Single-image measurements of monochromatic subdiffraction dimolecular separations

TL;DR

This paper introduces SMID, a method for measuring subdiffraction separations between identical fluorescent molecules using a single millisecond exposure image, achieving nanometer precision and high temporal resolution.

Contribution

The study presents a novel single-image approach for measuring subdiffraction separations between identical fluorophores with nanometer accuracy and millisecond temporal resolution.

Findings

Measuring separations down to 40 nm with nanometer precision.

Achieved millisecond temporal resolution in separation measurements.
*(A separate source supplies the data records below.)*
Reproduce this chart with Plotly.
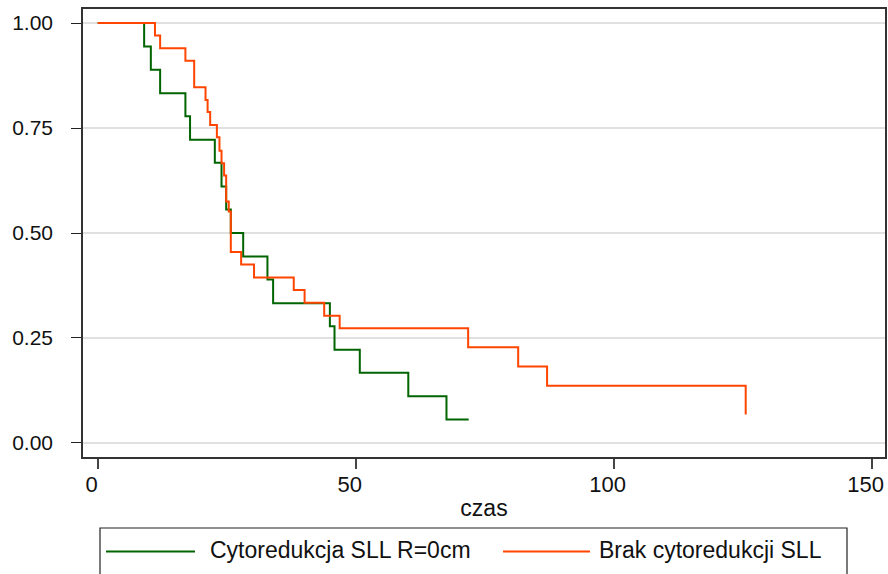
import plotly.graph_objects as go

# ---- data ----
green_name = "Cytoredukcja SLL R=0cm"
green_t = [0, 9.0, 10.3, 12.1, 17.0, 17.9, 22.7, 24.0, 24.9, 25.8, 28.2, 32.9, 34.0,
           45.0, 45.9, 50.8, 60.2, 67.6, 71.9]
green_s = [1.0, 0.944, 0.889, 0.833, 0.778, 0.722, 0.667, 0.611, 0.556, 0.5, 0.444,
           0.389, 0.333, 0.278, 0.222, 0.167, 0.111, 0.056, 0.056]

orange_name = "Brak cytoredukcji SLL"
orange_t = [0, 11.1, 12.1, 17.0, 18.7, 20.9, 21.3, 21.8, 23.1, 23.6, 24.0, 24.5, 24.9,
            25.4, 25.8, 27.8, 30.3, 38.0, 40.1, 43.9, 46.9, 71.8, 81.5, 87.1, 125.6]
orange_s = [1.0, 0.970, 0.940, 0.910, 0.847, 0.817, 0.788, 0.757, 0.728, 0.696, 0.666,
            0.637, 0.575, 0.551, 0.455, 0.425, 0.394, 0.364, 0.334, 0.303, 0.273,
            0.228, 0.182, 0.136, 0.068]

x_ticks = [0, 50, 100, 150]
y_ticks = [0, 0.25, 0.5, 0.75, 1.0]
x_title = "czas"

GREEN = "#006400"
ORANGE = "#ff4500"
FONT = "Liberation Sans, Arial, sans-serif"
TXT = 23
XTICK = 22
YTICK = 21

W, H = 888, 574
L, R, T, B = 83, 3, 9, 117
PW, PH = W - L - R, H - T - B


def px(x):
    return (x - L) / PW


def py(y):
    return (H - B - y) / PH


fig = go.Figure()
fig.add_trace(go.Scatter(x=green_t, y=green_s, mode="lines", name=green_name,
                         line=dict(color=GREEN, width=2, shape="hv")))
fig.add_trace(go.Scatter(x=orange_t, y=orange_s, mode="lines", name=orange_name,
                         line=dict(color=ORANGE, width=2, shape="hv")))

shapes = [
    dict(type="rect", xref="paper", yref="paper", x0=px(100), x1=px(847),
         y0=py(590), y1=py(528), line=dict(color="#222222", width=1.2),
         fillcolor="rgba(0,0,0,0)", layer="above"),
    dict(type="line", xref="paper", yref="paper", x0=px(106), x1=px(195),
         y0=py(551.5), y1=py(551.5), line=dict(color=GREEN, width=2)),
    dict(type="line", xref="paper", yref="paper", x0=px(503), x1=px(590),
         y0=py(551.5), y1=py(551.5), line=dict(color=ORANGE, width=2)),
]
annotations = [
    dict(xref="paper", yref="paper", x=px(208), y=py(550), text=green_name,
         showarrow=False, xanchor="left", yanchor="middle",
         font=dict(family=FONT, size=TXT, color="#111111")),
    dict(xref="paper", yref="paper", x=px(597), y=py(550), text=orange_name,
         showarrow=False, xanchor="left", yanchor="middle",
         font=dict(family=FONT, size=TXT, color="#111111")),
]

fig.update_layout(
    width=W, height=H,
    margin=dict(l=L, r=R, t=T, b=B, autoexpand=False),
    paper_bgcolor="white", plot_bgcolor="white",
    showlegend=False,
    font=dict(family=FONT, size=XTICK, color="#111111"),
    shapes=shapes, annotations=annotations,
    xaxis=dict(range=[-2.85, 152.6], tickvals=x_ticks, ticks="outside", ticklen=10,
               tickcolor="#444444", tickwidth=1.5, showgrid=False, zeroline=False,
               showline=True, linecolor="#333333", linewidth=1.5, mirror=True,
               title=dict(text=x_title, standoff=4, font=dict(size=TXT)),
               tickfont=dict(size=XTICK),
               ticklabelstandoff=-3, ticklabelshift=-6),
    yaxis=dict(range=[-0.0334, 1.0334], tickvals=y_ticks, tickformat=".2f",
               ticks="outside", ticklen=10, tickcolor="#222222", tickwidth=1.2,
               showgrid=True, gridcolor="#e0e0e0", gridwidth=2, zeroline=False,
               showline=True, linecolor="#333333", linewidth=1.5, mirror=True,
               tickfont=dict(size=YTICK), ticklabelstandoff=14),
)

fig.write_html("out.html")
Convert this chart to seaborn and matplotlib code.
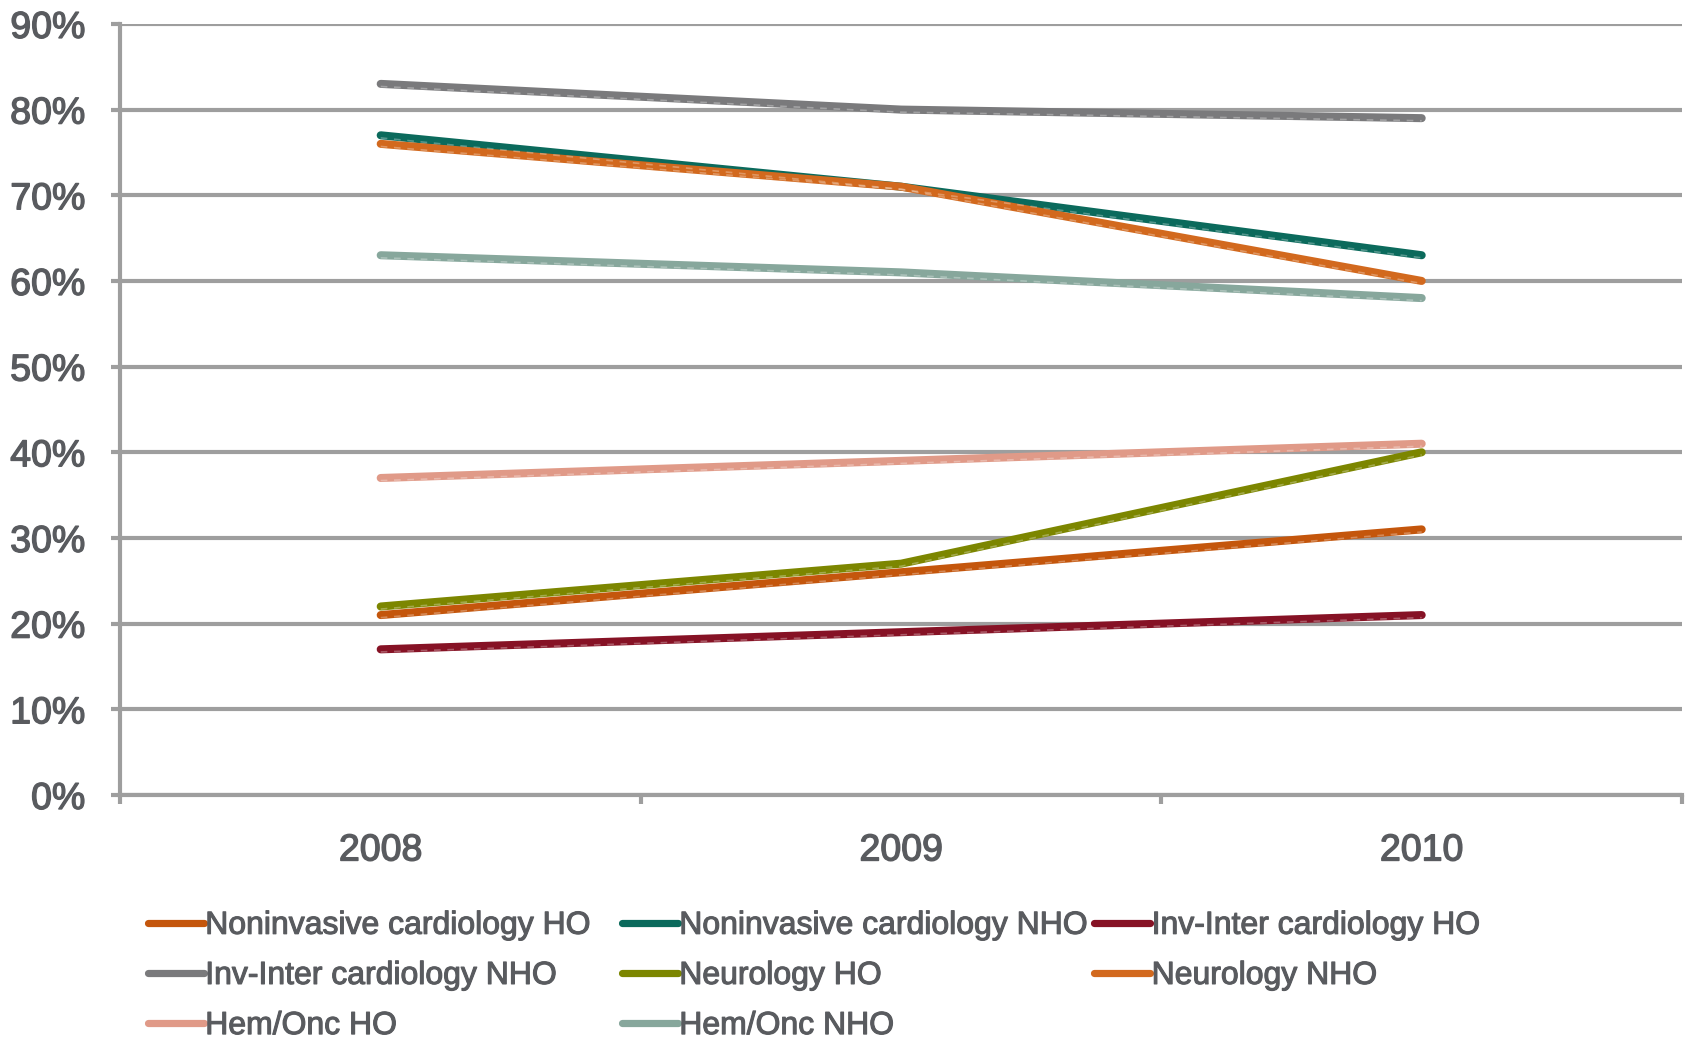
import matplotlib
matplotlib.use("Agg")
import matplotlib.pyplot as plt
import matplotlib.patheffects as pe
import matplotlib.transforms as mtransforms
import seaborn as sns
import pandas as pd
from matplotlib.lines import Line2D
from matplotlib.ticker import FixedLocator, PercentFormatter

years = ["2008", "2009", "2010"]
series_names = [
    "Noninvasive cardiology HO",
    "Noninvasive cardiology NHO",
    "Inv-Inter cardiology HO",
    "Inv-Inter cardiology NHO",
    "Neurology HO",
    "Neurology NHO",
    "Hem/Onc HO",
    "Hem/Onc NHO",
]
noninv_ho = [21, 26, 31]
noninv_nho = [77, 71, 63]
invinter_ho = [17, 19, 21]
invinter_nho = [83, 80, 79]
neuro_ho = [22, 27, 40]
neuro_nho = [76, 71, 60]
hemonc_ho = [37, 39, 41]
hemonc_nho = [63, 61, 58]
series_values = [noninv_ho, noninv_nho, invinter_ho, invinter_nho,
                 neuro_ho, neuro_nho, hemonc_ho, hemonc_nho]
colors = ["#C4560C", "#0B6A5C", "#861225", "#7A7A7C",
          "#7C8600", "#D2691E", "#E09A88", "#87A79C"]

rows = []
for name, vals in zip(series_names, series_values):
    for y, v in zip(years, vals):
        rows.append({"Year": y, "Share": v, "Series": name})
df = pd.DataFrame(rows)

sns.set_theme(style="white")
plt.rcParams["font.family"] = ["Liberation Sans", "DejaVu Sans"]

fig = plt.figure(figsize=(16.87, 10.40), dpi=100)
ax = fig.add_axes([0.0714, 0.2356, 0.9256, 0.7414])

grid_c = "#9E9E9E"
text_c = "#595B5F"
text_fx = [pe.withStroke(linewidth=1.0, foreground=text_c)]
grid_lw = 3.0

ax.yaxis.set_major_locator(FixedLocator(range(0, 100, 10)))
ax.grid(axis="y", color=grid_c, lw=grid_lw, zorder=1)
ax.set_axisbelow(True)

palette = dict(zip(series_names, colors))
sns.lineplot(data=df, x="Year", y="Share", hue="Series", palette=palette,
             hue_order=series_names, sort=False, linewidth=5.8, ax=ax,
             legend=False, zorder=3)

# faint lighter dashes along the lower edge of each line
shift = mtransforms.offset_copy(ax.transData, fig=fig, x=0, y=-2.6, units="dots")
data_lines = list(ax.lines)
for ln in data_lines:
    ln.set_linewidth(5.8)
    ln.set_solid_capstyle("round")
    ln.set_solid_joinstyle("round")
    xy = ln.get_xydata()
    ax.plot(xy[:, 0], xy[:, 1], color="white", alpha=0.3, lw=1.2,
            ls=(0, (4, 4)), transform=shift, zorder=4)

ax.set_xlim(-0.5, 2.5)
ax.set_ylim(0, 90)
ax.set_xlabel("")
ax.set_ylabel("")

for side in ["top", "right"]:
    ax.spines[side].set_visible(False)
for side in ["left", "bottom"]:
    ax.spines[side].set_color(grid_c)
    ax.spines[side].set_linewidth(grid_lw)

ax.yaxis.set_major_formatter(PercentFormatter(decimals=0))
ax.tick_params(axis="y", which="major", left=True, length=6.2, width=grid_lw,
               color=grid_c, labelsize=27, labelcolor=text_c, pad=19)

ax.set_xticks([0, 1, 2])
ax.set_xticklabels(years)
ax.set_xticks([-0.5, 0.5, 1.5, 2.5], minor=True)
ax.tick_params(axis="x", which="major", bottom=False, length=0, labelsize=27,
               labelcolor=text_c, pad=27)
ax.tick_params(axis="x", which="minor", bottom=True, length=6.5, width=grid_lw,
               color=grid_c)

for lab in ax.get_yticklabels() + ax.get_xticklabels():
    lab.set_path_effects(text_fx)

# legend laid out as three evenly spaced columns
handles = [Line2D([0], [0], color=c, lw=5.2, solid_capstyle="round") for c in colors]
columns = [[0, 3, 6], [1, 4, 7], [2, 5]]
col_x = [0.080, 0.361, 0.641]
for cx, idx in zip(col_x, columns):
    leg = fig.legend([handles[i] for i in idx], [series_names[i] for i in idx],
                     loc="upper left", bbox_to_anchor=(cx, 0.1365),
                     frameon=False, fontsize=23, handlelength=1.75,
                     handletextpad=0.05, labelspacing=0.63, borderaxespad=0)
    for t in leg.get_texts():
        t.set_color(text_c)
        t.set_path_effects([pe.withStroke(linewidth=0.8, foreground=text_c)])

fig.savefig("out.png", dpi=100)
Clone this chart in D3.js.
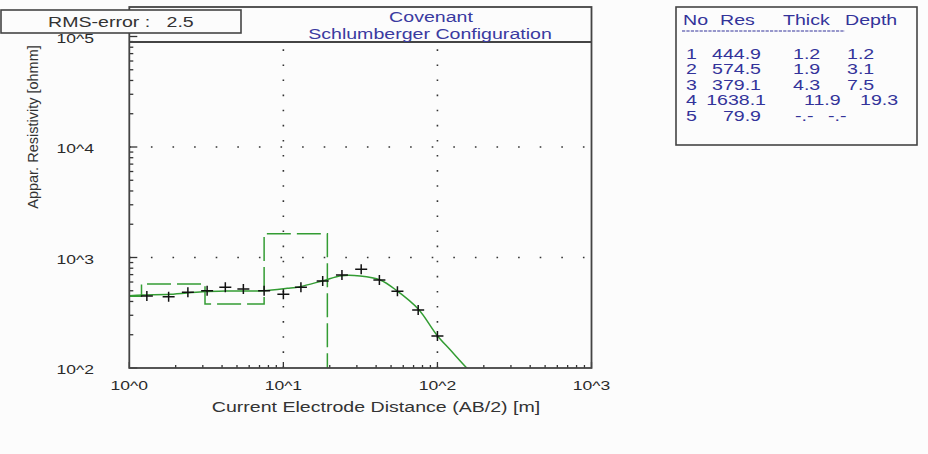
<!DOCTYPE html>
<html lang="en">
<head>
  <meta charset="UTF-8">
  <title>Covenant - Schlumberger Configuration</title>
  <script src="https://d3js.org/d3.v7.min.js"></script>
  <style>
    body { margin: 0; background-color: #fcfcfc; }
    svg { display: block; font-family: "Liberation Sans", Arial, sans-serif; }
  </style>
</head>
<body>
  <svg id="chart" width="928" height="454"></svg>

  <script>
    // measured apparent resistivity (AB/2 in m, rho in ohmm)
    const abHalf = [1.3, 1.8, 2.4, 3.2, 4.2, 5.5, 7.5, 10, 13, 18, 24, 32, 42, 55, 75, 100];
    const measured = [448, 442, 484, 501, 537, 519, 501, 465, 537, 613, 695, 782, 626, 494, 335, 195];

    // fitted model response curve
    const curveAb = [1.0, 1.23, 1.84, 3.0, 4.5, 7.4, 10.6, 12.8, 18.1, 23.9, 31.5, 42.5, 54.5, 75.3, 99, 121, 155, 175];
    const curveRho = [451, 458, 464, 490, 498, 501, 526, 544, 617, 684, 680, 626, 501, 340, 199, 146, 100, 85];

    // layered model
    const layerNo = [1, 2, 3, 4, 5];
    const layerRes = [444.9, 574.5, 379.1, 1638.1, 79.9];
    const layerThick = [1.2, 1.9, 4.3, 11.9, null];
    const layerDepth = [1.2, 3.1, 7.5, 19.3, null];

    const xTicks = [1, 10, 100, 1000];
    const xTickLabels = ["10^0", "10^1", "10^2", "10^3"];
    const yTicks = [100, 1000, 10000, 100000];
    const yTickLabels = ["10^2", "10^3", "10^4", "10^5"];

    const rmsError = 2.5;

    const svg = d3.select("#chart");
    const plot = { left: 129.3, right: 591.5, top: 7, bottom: 368 };
    const SX = 1.35; // the program's screen font runs wide

    const x = d3.scaleLog().domain([1, 1000]).range([plot.left, plot.right]);
    const y = d3.scaleLog().domain([100, 100000]).range([plot.bottom, 36.5]);

    // horizontal label, widened about its anchor point
    function hText(parent, tx, ty, str, opts = {}) {
      return parent.append("text")
        .attr("transform", `translate(${tx},${ty}) scale(${opts.sx ?? SX},1)`)
        .attr("text-anchor", opts.anchor || "start")
        .attr("font-size", opts.size || 14.5)
        .attr("fill", opts.fill || "#2a2a2a")
        .attr("xml:space", "preserve")
        .text(str);
    }

    svg.append("defs").append("clipPath").attr("id", "plotClip")
      .append("rect")
      .attr("x", plot.left).attr("y", 42)
      .attr("width", plot.right - plot.left).attr("height", plot.bottom - 42);

    // dotted grid at the inner decades
    svg.append("g").selectAll("line")
      .data(xTicks.slice(1, -1))
      .join("line")
      .attr("x1", d => x(d)).attr("x2", d => x(d))
      .attr("y1", plot.bottom).attr("y2", 42)
      .attr("stroke", "#333").attr("stroke-width", 1.6)
      .attr("stroke-dasharray", "1.6,13.5");

    svg.append("g").selectAll("line")
      .data(yTicks.slice(1, -1))
      .join("line")
      .attr("x1", plot.left).attr("x2", plot.right)
      .attr("y1", d => y(d)).attr("y2", d => y(d))
      .attr("stroke", "#333").attr("stroke-width", 1.6)
      .attr("stroke-dasharray", "1.6,20");

    // minor + major ticks, pointing into the plot
    const minorX = [];
    xTicks.slice(0, -1).forEach(t => { for (let k = 2; k <= 9; k++) minorX.push(t * k); });
    const minorY = [];
    yTicks.slice(0, -1).forEach(t => { for (let k = 2; k <= 9; k++) minorY.push(t * k); });

    const ticks = svg.append("g").attr("stroke", "#333").attr("stroke-width", 1.3);
    ticks.selectAll(".mx").data(minorX).join("line").attr("class", "mx")
      .attr("x1", d => x(d)).attr("x2", d => x(d))
      .attr("y1", plot.bottom).attr("y2", plot.bottom - 3);
    ticks.selectAll(".Mx").data(xTicks).join("line").attr("class", "Mx")
      .attr("x1", d => x(d)).attr("x2", d => x(d))
      .attr("y1", plot.bottom).attr("y2", plot.bottom - 6);
    ticks.selectAll(".my").data(minorY).join("line").attr("class", "my")
      .attr("x1", plot.left).attr("x2", plot.left + 4)
      .attr("y1", d => y(d)).attr("y2", d => y(d));
    ticks.selectAll(".My").data(yTicks).join("line").attr("class", "My")
      .attr("x1", plot.left).attr("x2", plot.left + 8)
      .attr("y1", d => y(d)).attr("y2", d => y(d));

    // layered model as a stepped dashed line
    const stepPts = [];
    let layerTop = 1;
    layerRes.forEach((r, i) => {
      const layerBottom = layerDepth[i] ?? 1000;
      stepPts.push([layerTop, r], [layerBottom, r]);
      layerTop = layerBottom;
    });
    const lineXY = d3.line().x(d => x(d[0])).y(d => y(d[1]));

    const data = svg.append("g").attr("clip-path", "url(#plotClip)");
    data.append("path")
      .attr("d", lineXY(stepPts))
      .attr("fill", "none")
      .attr("stroke", "#339c33").attr("stroke-width", 1.5)
      .attr("stroke-dasharray", "24,6");

    data.append("path")
      .attr("d", d3.line().x(d => x(d[0])).y(d => y(d[1])).curve(d3.curveCatmullRom.alpha(0.5))(d3.zip(curveAb, curveRho)))
      .attr("fill", "none")
      .attr("stroke", "#339c33").attr("stroke-width", 1.5);

    // measured points as crosses
    data.selectAll(".pt").data(d3.zip(abHalf, measured)).join("path")
      .attr("class", "pt")
      .attr("d", d => `M${x(d[0]) - 6},${y(d[1])}h12M${x(d[0])},${y(d[1]) - 5}v10`)
      .attr("stroke", "#111").attr("stroke-width", 1.5);

    // tick labels
    const labels = svg.append("g");
    xTicks.forEach((t, i) => hText(labels, x(t), 390, xTickLabels[i], { anchor: "middle", size: 13.5, sx: 1.3 }));
    yTicks.forEach((t, i) => hText(labels, 94, y(t) + 6, yTickLabels[i], { anchor: "end", size: 13.5, sx: 1.3 }));

    hText(svg, 376, 412, "Current Electrode Distance (AB/2) [m]", { anchor: "middle", fill: "#333" });
    svg.append("text")
      .attr("transform", "translate(38,127) rotate(-90)")
      .attr("text-anchor", "middle").attr("font-size", 14.5).attr("fill", "#333")
      .text("Appar. Resistivity [ohmm]");

    // frame and title strip
    svg.append("rect")
      .attr("x", plot.left).attr("y", plot.top)
      .attr("width", plot.right - plot.left).attr("height", plot.bottom - plot.top)
      .attr("fill", "none").attr("stroke", "#444").attr("stroke-width", 1.8);
    svg.append("line")
      .attr("x1", plot.left).attr("x2", plot.right).attr("y1", 42).attr("y2", 42)
      .attr("stroke", "#444").attr("stroke-width", 1.8);
    hText(svg, 431, 22, "Covenant", { anchor: "middle", fill: "#3a3aa0" });
    hText(svg, 430, 39, "Schlumberger Configuration", { anchor: "middle", fill: "#3a3aa0" });

    // RMS error box
    svg.append("rect")
      .attr("x", 1).attr("y", 10).attr("width", 240).attr("height", 23)
      .attr("fill", "#fcfcfc").attr("stroke", "#444").attr("stroke-width", 1.6);
    hText(svg, 48, 27, `RMS-error :   ${rmsError}`, { fill: "#333" });

    // layer table
    svg.append("rect")
      .attr("x", 676).attr("y", 7).attr("width", 241).attr("height", 138)
      .attr("fill", "none").attr("stroke", "#444").attr("stroke-width", 1.6);
    const blue = "#33339a";
    const table = svg.append("g");
    [["No", 683], ["Res", 720], ["Thick", 783], ["Depth", 845]]
      .forEach(([h, hx]) => hText(table, hx, 25, h, { fill: blue }));
    table.append("line")
      .attr("x1", 682).attr("x2", 845).attr("y1", 31).attr("y2", 31)
      .attr("stroke", blue).attr("stroke-width", 1)
      .attr("stroke-dasharray", "3.2,1.2");

    const fmt = v => v == null ? "-.-" : d3.format(".1f")(v);
    layerNo.forEach((n, i) => {
      const ty = 58.5 + i * 15.6;
      hText(table, 686, ty, n, { fill: blue });
      hText(table, layerRes[i] >= 1000 ? 766 : 761, ty, fmt(layerRes[i]), { fill: blue, anchor: "end" });
      hText(table, layerThick[i] == null ? 795 : (layerThick[i] >= 10 ? 804 : 793), ty, fmt(layerThick[i]), { fill: blue });
      hText(table, layerDepth[i] == null ? 828 : (layerDepth[i] >= 10 ? 860 : 847), ty, fmt(layerDepth[i]), { fill: blue });
    });
  </script>
</body>
</html>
Enabled single-image analysis of molecular dimers.

Abstract

Measuring subdiffraction separations between single fluorescent particles is important for biological, nano-, and medical-technology studies. Major challenges include (i) measuring changing molecular separations with high temporal resolution while (ii) using identical fluorescent labels. Here we report a method that measures subdiffraction separations between two identical fluorophores by using a single image of milliseconds exposure time and a standard single-molecule fluorescent imaging setup. The fluorophores do not need to be bleached and the separations can be measured down to 40 nm with nanometer precision. The method is called single-molecule image deconvolution -- SMID, and in this article it measures the standard deviation (SD) of Gaussian-approximated combined fluorescent intensity profiles of the two subdiffraction-separated fluorophores. This study enables measurements of (i) subdiffraction dimolecular separations using a single image, lifting the temporal resolution of seconds to milliseconds, while (ii) using identical fluorophores. The single-image nature of this dimer separation study makes it a single-image molecular analysis (SIMA) study.